At its final meeting of the year, the BoE struck a cautious tone, reiterating that further easing is likely to be gradual. The Governor emphasised that policy rates are approaching neutral, limiting room for aggressive cuts. Notably, the stance was unchanged despite softer-than-expected inflation data, reflected in a narrow 5–4 vote.


Markets are currently pricing one additional 25 basis point cut, taking rates to 3.5%. If inflation continues to cool alongside weak growth, the BoE could ease more aggressively toward 3% by the end of 2026. Such a scenario would likely weigh on GBP.


US Economic Outlook


Markets remain cautious on the US outlook, with data distorted by the longest government shutdown on record. Q2 GDP showed annualised growth of 3.8%, the fastest pace since Q3 2023, while Q3 growth is expected to remain solid near 3.2%.


However, labour market conditions are softening.

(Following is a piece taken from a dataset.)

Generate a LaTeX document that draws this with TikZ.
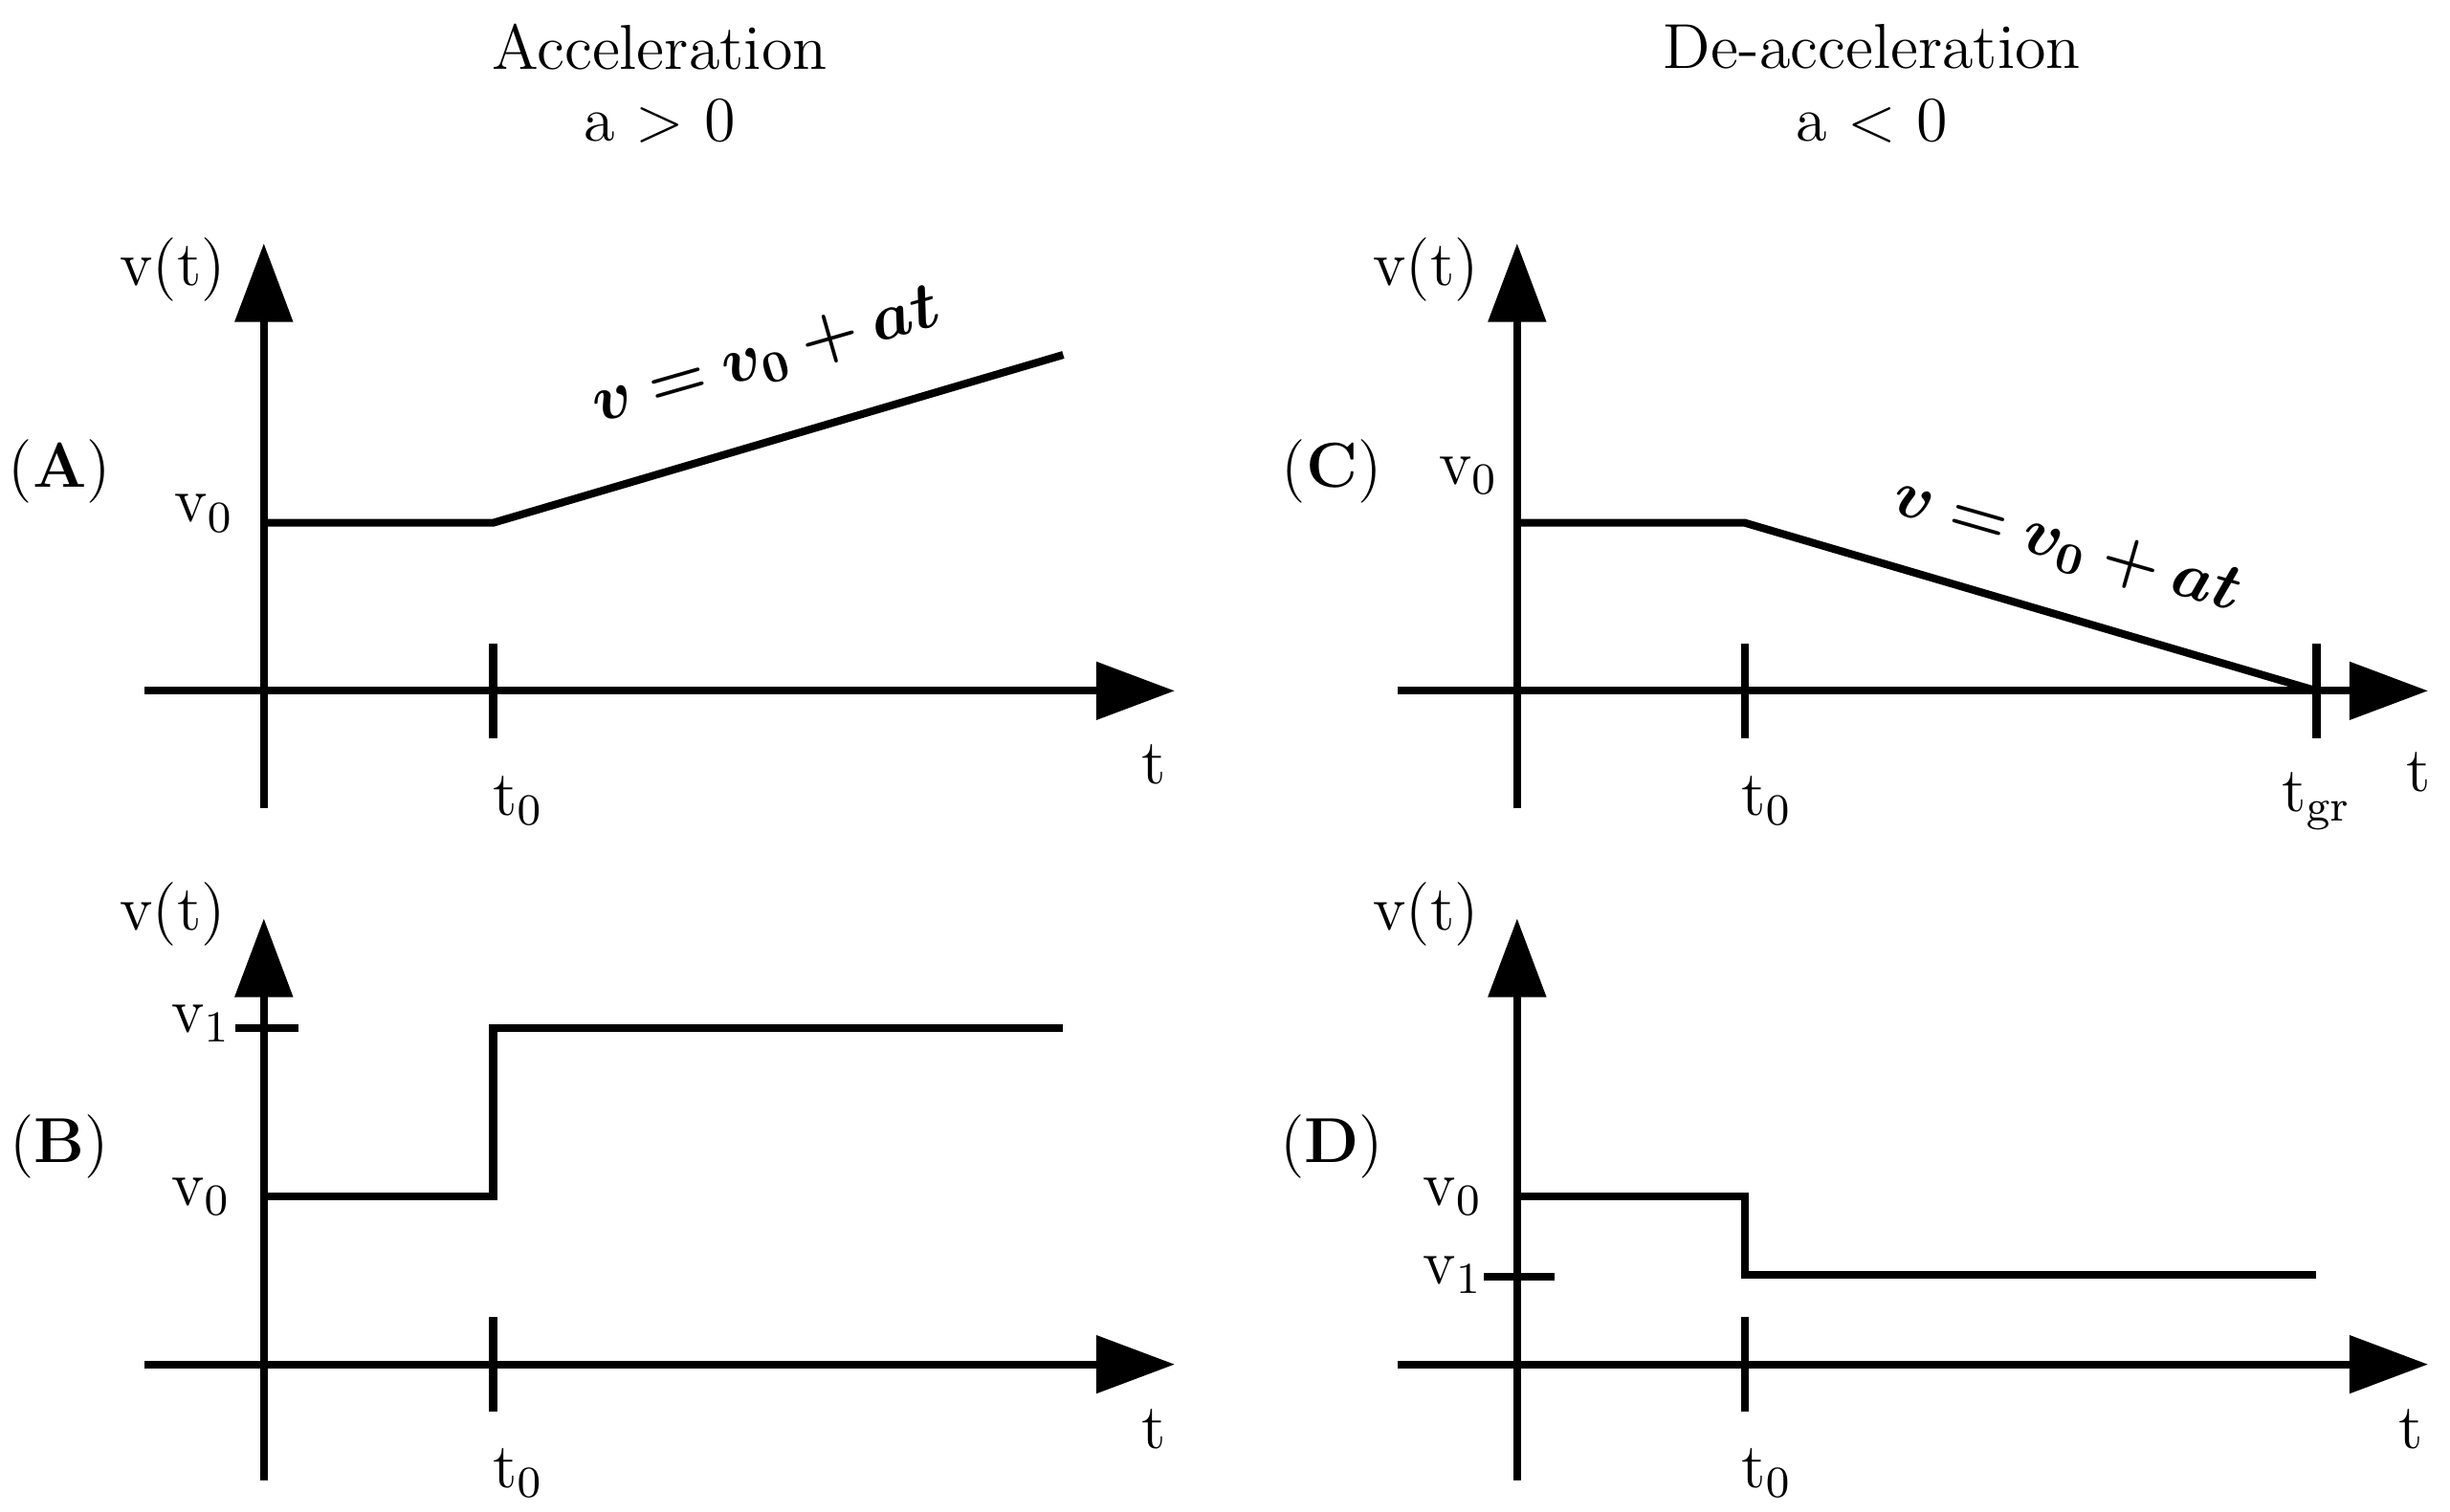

November non-farm payrolls showed a modest 64k job gain following a net loss in October, while unemployment rose to a near four-year high of 4.6%.


US core CPI eased to 2.6% year-on-year in November, undershooting forecasts. While inflation remains above target, a weakening labour market could push price pressures closer to the Federal Reserve’s 2% goal, strengthening the case for additional easing.


Federal Reserve Policy Outlook


The Federal Reserve cut rates three times in 2025, lowering the target range to 3.5%–3.75% by year-end. The latest dot plot points to just one rate cut in 2026, below market expectations for two.


The key question is whether markets are too optimistic. With inflation cooling and labour market conditions deteriorating, the Fed could ultimately deliver cuts closer to what markets are pricing.


Attention is also focused on leadership changes at the Fed. President Trump is expected to announce a new Fed Chair early January, ahead of Jerome Powell’s term ending in May. Expectations that the next Chair may favour lower rates could be contributing to the market’s more dovish outlook.


Conclusion


GBP/USD’s strong advance in 2025 was driven primarily by US dollar weakness rather than broad-based pound strength, raising questions over whether the rally can be sustained in 2026. Cooling inflation and a softening labour market give the Bank of England scope to ease further, while slow growth, fiscal vulnerability, and political uncertainty may limit sterling upside. On the US side, the outlook hinges on whether weakening labour data and cooling inflation force the Federal Reserve to cut more aggressively than currently signalled. While a sharp dollar rebound appears unlikely, GBP/USD may struggle to extend gains meaningfully without clearer UK-specific support.